Spirit Play

The Lifespan Faith Development Committee is very excited to be offering Spirit Play as the primary curriculum for the kindergarten through sixth grade classes at Fellowship. 


Adapted from several religious education programs by a UU minister, Spirit Play calls our children to engage in creative work. In doing so, they are inspired to wonder about life’s deepest questions: Who am I? What am I here to do? What happens after I die? What do I believe in? 


The curriculum's style is based on the philosophy of Maria Montessori, who understood that children’s play is work. Through play, young people explore life and their place within our mysterious universe.

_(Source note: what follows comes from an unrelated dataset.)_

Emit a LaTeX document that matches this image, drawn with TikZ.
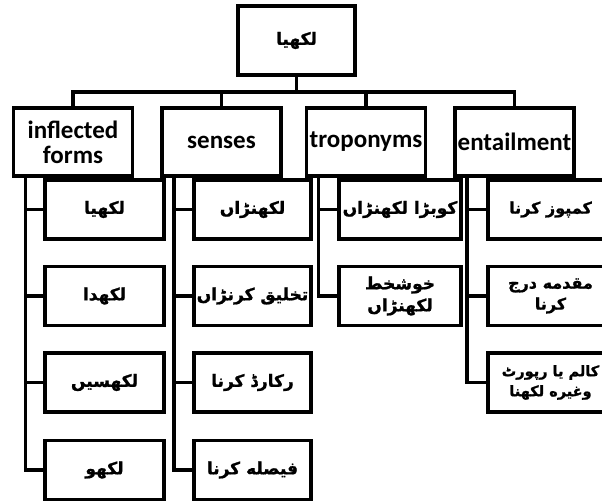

How does the curriculum foster this exploration? Here is a description of a typical Sunday class. After convening in their classroom, now known as a ‘sacred space, the young people sit on comfortable carpet squares and listen to a story. The story is told by one of our teachers, the ‘storyteller.’ 


After the story, the children leave their carpet seats to take work baskets of materials from shelves, which they bring to a new space. This space is marked by their very own rug, where they can sit and work with the materials, alone or with others. They may choose to create work related to the morning’s story, or to their own. Imagination is nourished by the teachers’ questions, which begin with the phrase, ‘I wonder.’ 


Through the stories and work, the children learn ‘to place themselves within the UU faith’ and to understand what that means in ideas and  practice. What are the topics of these stories? The Spirit Play Curriculum offers 600 stories on topics including the seven UU principles, the sources from which we draw inspiration, community and social justice. And because creativity abounds in our teachers as well as the children, we will occasionally write our own stories, as we plan to do for the Sunday of the Fair Trade Bazaar.